The brief Tyminski phenomenon, which Walesa referred to as “an accident on the road to democracy,” had the effect of pulling together, at least temporarily, the split factions of Solidarity, pulled asunder by the often bitter campaign battle between Mazowiecki and Walesa. Virtually all the important figures in the Mazowiecki camp, led by the prime minister himself, endorsed Walesa in the runoff.

The triumph for Walesa is the culmination of a remarkable career. Born in a shack at the edge of a bog in northern Poland, one of seven children in his impoverished family, Walesa’s formal education ended with a trade school course in auto mechanics. He left home at the age of 24 and went to work in the Lenin Shipyards in Gdansk. Within a short time, he was agitating against poor working conditions. He was fired from the shipyard in 1976 for criticizing the Communist unions, but he continued his agitations underground, convinced that it would be possible, one day, to organize free trade unions. The chance came in 1980, with the outbreak of a strike in the shipyard. In a move he refers to often, the unemployed Walesa jumped the shipyard fence to join the strikers. Within days, he was leading them.

Advertisement

When Gen. Wojciech Jaruzelski declared martial law in December, 1981, Solidarity was banned and Walesa was jailed for a year. In July, 1983, martial law was lifted. That same year, Walesa received the Nobel Peace Prize.
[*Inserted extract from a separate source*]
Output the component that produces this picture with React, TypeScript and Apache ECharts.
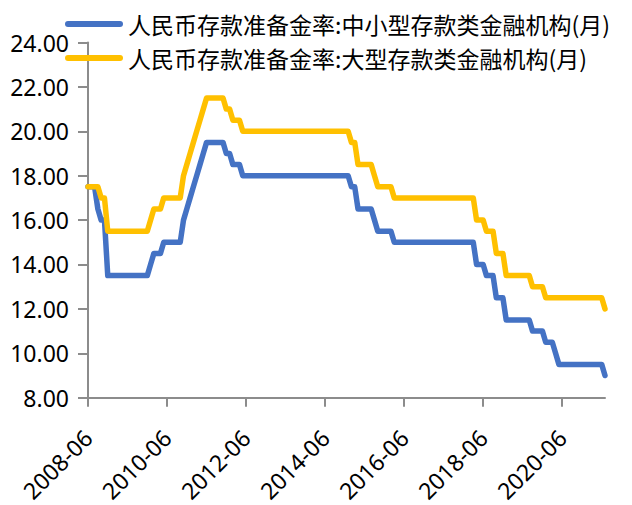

Through most of the deep gloom that settled over Poland in the post-martial law period, scores of underground activists kept Solidarity alive, and Walesa, more than any other figure, was its voice to the outside world. Beginning with a series of strikes in 1988, Solidarity rose again, with Walesa leading a deft series of negotiations that legalized the trade union, thus setting the stage for elections that would spell doom for the Communists.
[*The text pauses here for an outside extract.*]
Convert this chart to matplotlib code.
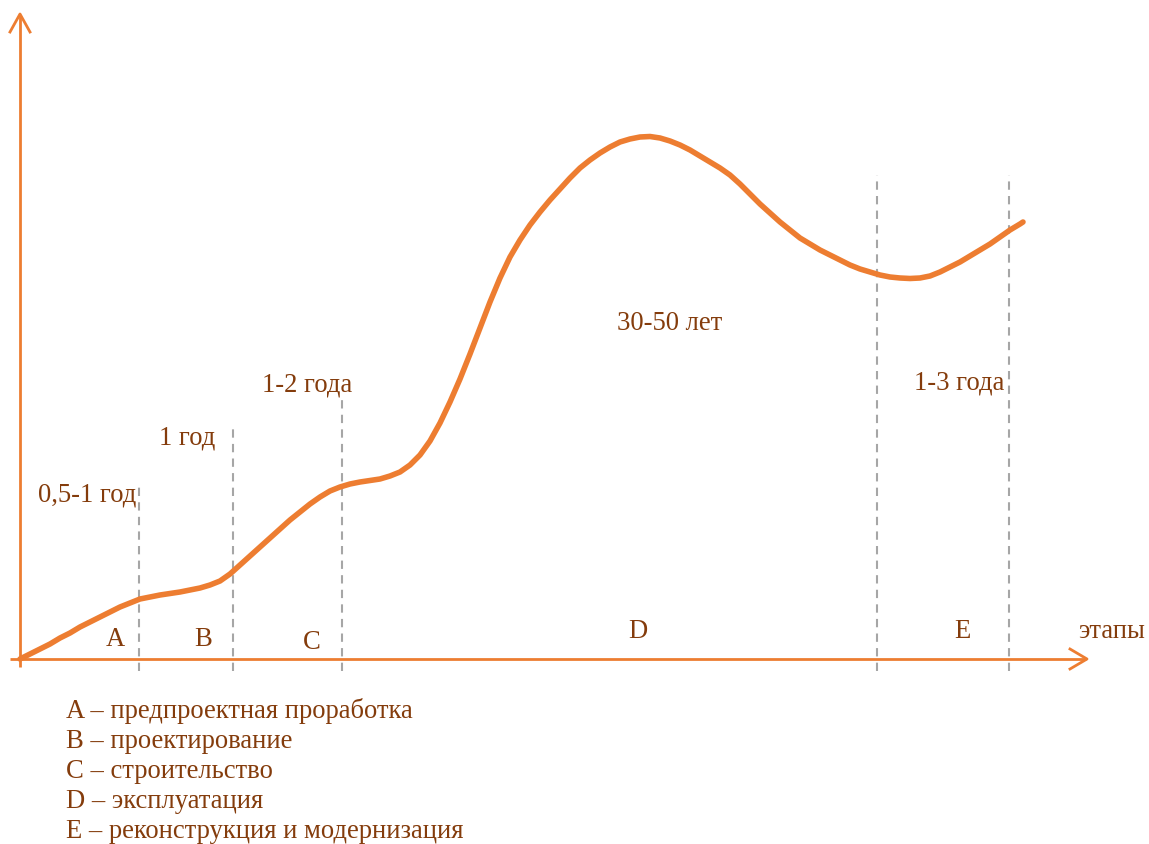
import matplotlib
matplotlib.use("Agg")
import matplotlib.pyplot as plt

# Curve: x (px from origin), height above baseline (px)
curve_x = list(range(0, 1001, 10)) + [1003]
curve_y = [0, 5, 10, 15, 21, 26, 32, 37, 42, 47,
           52, 56, 60, 62, 64, 65.5, 67, 69, 71, 74,
           78, 85, 94, 103, 112, 121, 130, 139, 147, 155,
           162, 168, 172, 175, 177, 178.5, 180, 183, 187, 194,
           204, 218, 236, 257, 280, 305, 331, 357, 381, 402,
           419, 434, 447, 459, 470, 481, 491, 499, 506, 512,
           517, 520, 522, 522.5, 521, 518, 514, 509, 503, 497,
           491, 484, 475, 465, 455, 446, 437, 429, 421, 415,
           409, 404, 399, 394, 390, 387, 384, 382, 381, 380.5,
           381, 383, 387, 392, 397, 403, 409, 415, 422, 429,
           435, 437]

# Stage boundaries (px from origin) and tops of dashed lines
bound_x = [119, 213, 322, 857, 989]
bound_top = [172, 230, 262, 484, 484]

duration_labels = ["0,5-1 год", "1 год", "1-2 года", "30-50 лет", "1-3 года"]
duration_pos = [(67, 165), (167, 222), (287, 275), (650, 337), (939, 277)]

stage_letters = ["A", "B", "C", "D", "E"]
stage_pos = [(95, 20), (183, 20), (292, 17), (618, 28), (942, 28)]

legend_lines = ["A – предпроектная проработка", "B – проектирование",
                "C – строительство", "D – эксплуатация",
                "E – реконструкция и модернизация"]

ORANGE = "#ED7D31"
BROWN = "#843C0C"
GRAY = "#A6A6A6"

W, H = 1149, 845
fig = plt.figure(figsize=(W / 100, H / 100), dpi=100)
ax = fig.add_axes([0, 0, 1, 1])
ox, oy = 20, 660  # origin in pixel coords
ax.set_xlim(-ox, W - ox)
ax.set_ylim(-(H - oy), oy)
ax.axis("off")

plt.rcParams['font.family'] = ['Liberation Serif', 'DejaVu Serif']
fs = 19.2

# axes with arrows
ax.plot([0, 0], [-8, 644], color=ORANGE, lw=2, solid_capstyle='butt')
ax.plot([-10, 1066], [0, 0], color=ORANGE, lw=2, solid_capstyle='butt')
ax.plot([-10, 0, 10], [627, 645, 627], color=ORANGE, lw=2)
ax.plot([1050, 1067, 1050], [10, 0, -10], color=ORANGE, lw=2)

# dashed boundaries
for bx, bt in zip(bound_x, bound_top):
    ax.plot([bx, bx], [-12, bt], color=GRAY, lw=1.5, ls=(0, (4, 3)))

# curve
ax.plot(curve_x, curve_y, color=ORANGE, lw=4, solid_capstyle='round',
        solid_joinstyle='round')

for t, (x, y) in zip(duration_labels, duration_pos):
    ax.text(x, y, t, color=BROWN, fontsize=fs, ha='center', va='center')
for t, (x, y) in zip(stage_letters, stage_pos):
    ax.text(x, y, t, color=BROWN, fontsize=fs, ha='center', va='center')
ax.text(1092, 28, "этапы", color=BROWN, fontsize=fs, ha='center', va='center')

for i, t in enumerate(legend_lines):
    ax.text(46, -51 - 30.2 * i, t, color=BROWN, fontsize=fs, ha='left', va='center')

fig.savefig("out.png", dpi=100)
In the aftermath of those elections, it was Walesa who pushed the cautious Solidarity brain trust, composed of Mazowiecki and other opposition intellectuals, to form a government. Walesa handpicked Mazowiecki to take the premiership. It was a step that foreshadowed six months of revolution in Eastern Europe in which hard-line Communist regimes surrendered power in Hungary, East Germany, Bulgaria, Czechoslovakia and, finally, Romania.
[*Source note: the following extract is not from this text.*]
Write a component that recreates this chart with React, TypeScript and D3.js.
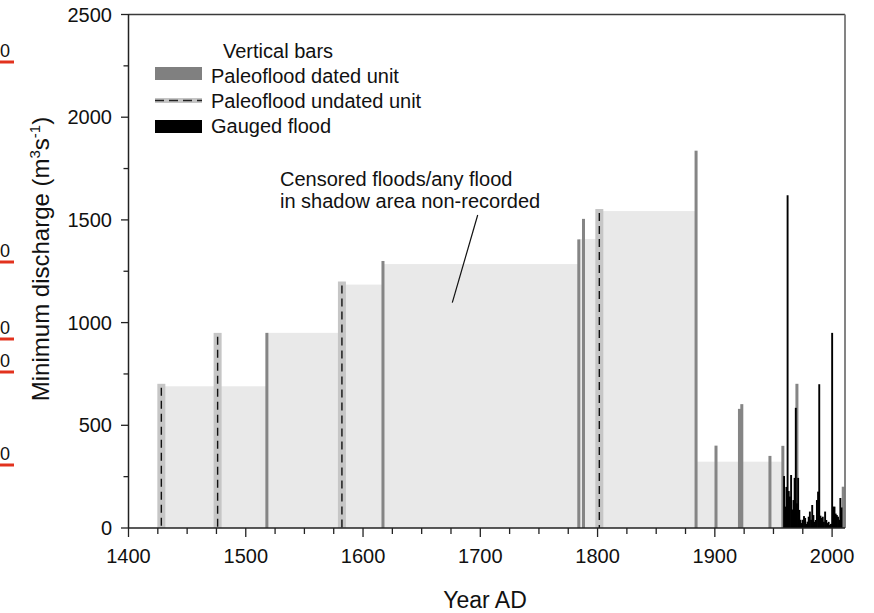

Causes of the Communist collapse included an apparently endless economic crisis and the reforms brought about by President Mikhail S. Gorbachev in the Soviet Union, although the determination of Walesa in Poland was seen as a major catalytic force. Walesa did not take a role in the new government and declined to run for Parliament, and it was obvious to Poles that Walesa was waiting for the presidency. Under the negotiated arrangement with the Communists, the presidency went to Jaruzelski, the former Communist Party leader.

Back in Gdansk, Walesa’s only official role was as the leader of Solidarity, but he acted very much as a president-in-waiting, receiving streams of visiting dignitaries, foreign ministers and heads of state. At the same time, Solidarity’s liberal wing, most of it either in or close to the government, began sniping at Walesa as a “loose cannon” and an “autocrat,” clearly aiming to ambush Walesa’s obvious presidential ambitions, setting the stage for an acrimonious campaign that has taken up virtually the whole of this year.

Walesa made “acceleration” his slogan for the campaign, arguing that the dead wood of Communist bureaucracy, still clogging the middle or upper-middle levels of industry and government, needs to be cleaned out. He painted his old ally, Mazowiecki, as dedicated but too cautious.

Advertisement

It was a view the electorate appeared to share. Mazowiecki received only 17% of the vote in the first round, coming in third behind Tyminski.

Walesa will now have the task of making good on his word to speed up Polish reforms, while laying to rest apprehensions over his autocratic style of leadership. Mazowiecki and other Solidarity liberals, forming a new alliance of political parties, have pledged to create a watchful opposition.

Poland’s new president could be sworn in as early as Wednesday. Jaruzelski, whose 1981 decree sent Walesa to jail for a year, would relinquish the post the moment Walesa is sworn in.